SEVENTY - SECOND HALF (1976 - 1979). THE PARTY-BUREAUCRATIC MARKET
IN THE BREZHNEV ERA, IT WAS NO LONGER A COMMAND SYSTEM, BUT AN "ECONOMY OF APPROVALS" – A COMPLEX PARTY-BUREAUCRATIC MARKET. IT WAS BUILT ON AN EXCHANGE-TRADE SYSTEM EMPLOYED BY PARTY AND ADMINISTRATIVE BODIES, AS WELL AS BY INDIVIDUALS.
The laws of the "bureaucratic market" began to penetrate into all corners of the country and areas of economic activity. Uzbekistan and the cotton industry were no exception. In the developed bureaucratic market conditions, some heads of cotton farms in Uzbekistan overrated cotton production indicators. But this practice was not of a local, Uzbek nature – it became a Union-wide practice.

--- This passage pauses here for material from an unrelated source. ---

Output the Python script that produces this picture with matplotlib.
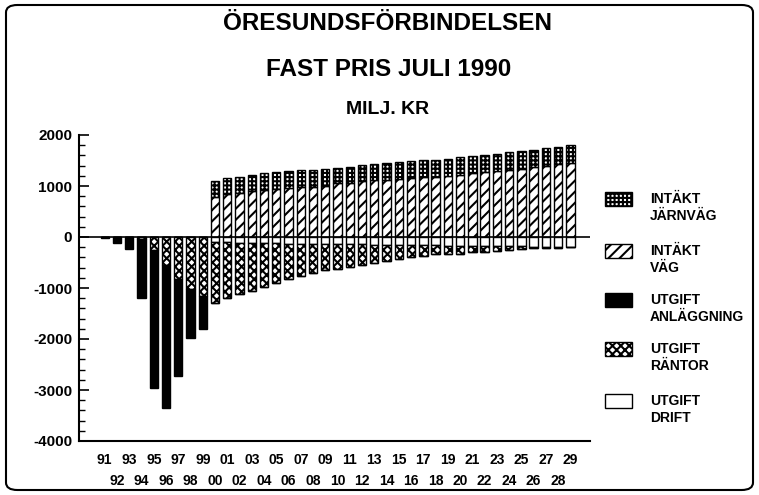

Did Sharaf Rashidov see what was happening in the country as a whole and in Uzbekistan in particular? Could he, as the head of one of the largest Soviet republics, be independent of the political and social relations that developed in the Soviet Union? Could he influence corruption in cotton production?
The all-Union crisis of socioeconomic relations in Uzbekistan was expressed in a special form in accordance with its national specificity. Externally, it was expressed in the famous "cotton case", which defeated almost all governmental bodies in Uzbekistan. Moreover, it simultaneously revealed Moscow's gravest miscalculations on the brink of a crime in conducting national policy in the republic.